Inspiramo-nos em três obras emblemáticas onde a banana é o elemento central:

Andy Warhol — The Velvet Underground & Nico (1967) Capa de álbum com a indicação “Peel slowly and see”. A banana era um autocolante que ao ser retirado revelava o interior da banana, cor-de-rosa. O gesto trazia a dimensão de efemeridade e deterioração.

Stefan Sagmeister — Banana Wall (2008) Instalação tipografica com 10.000 bananas, dispostas de forma a desenhar uma mensagem. Com o passar dos dias, as bananas amadureciam e apodreciam, e a imagem alterava-se, a obra tornava visível a ação inevitável do tempo sobre a matéria.

Maurizio Cattelan — Comedian (2019) Banana colada na parede com fita adesiva, é considerada uma das obras contemporâneas mais importantes, actualmente em exibição em Serralves. O título reforça o caráter provocatório, disruptivo e non-sense da obra que gerou bastante debate internacional. Mais do que a banana, o que importa é o que provoca no público. É a arte enquanto comunicação e ação. A sua natureza perecível desperta reflexão sobre valor, efemeridade e conceito. A banana é trocada a cada 3 dias.
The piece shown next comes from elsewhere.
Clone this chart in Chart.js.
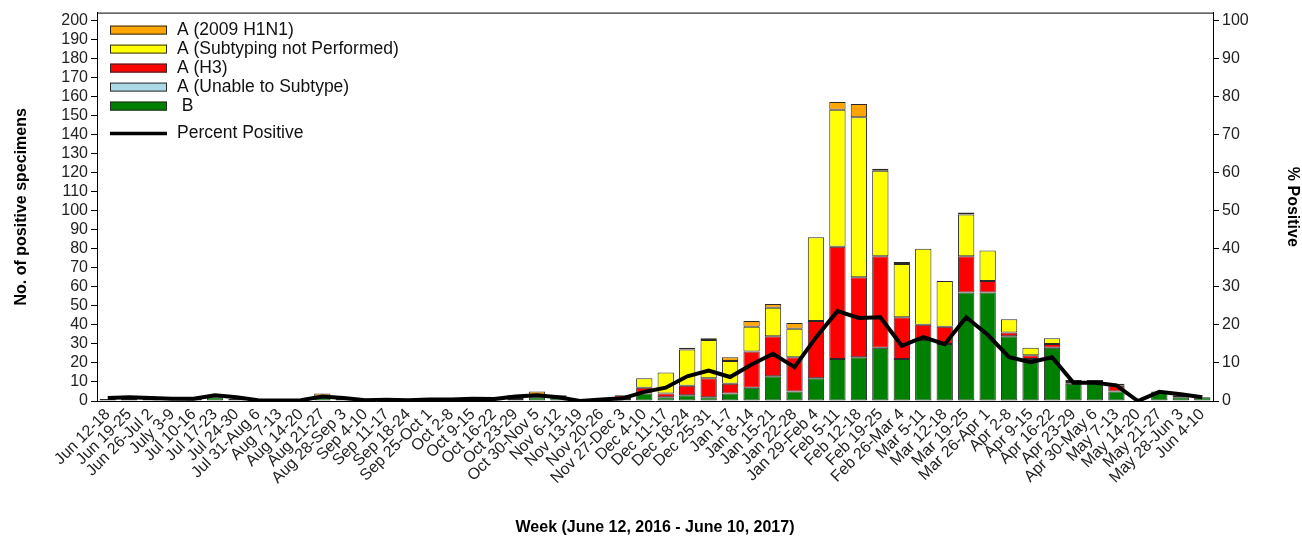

A partir deste percurso artístico, as crianças identificaram o fator tempo nas obras e foram convidadas a observar e agrupar bananas em diferentes estados de maturação — verdes, amarelas e castanhas — e a fazer registos fotográficos. Na aula seguinte, e a partir dessas imagens, treinaram um modelo de inteligência artificial que identifica o grau de amadurecimento de uma banana, criando um bananómetro. 📷🍌📏💻

Aula experimental com crianças do 1º ciclo, dos 6 aos 9, no Colégio Alemão do Porto
© Clara Vieira Rodrigues

Este exercício tornou um objeto quotidiano, tangível para as crianças, em algo mais, que contem o conceito intangível de tempo. Através da análise das obras de arte, esse conceito foi traduzido em algoritmos, simplificando a tecnologia e estimulando a observação crítica e criativa do mundo, a imaginação, a memória e a compreensão dos processos.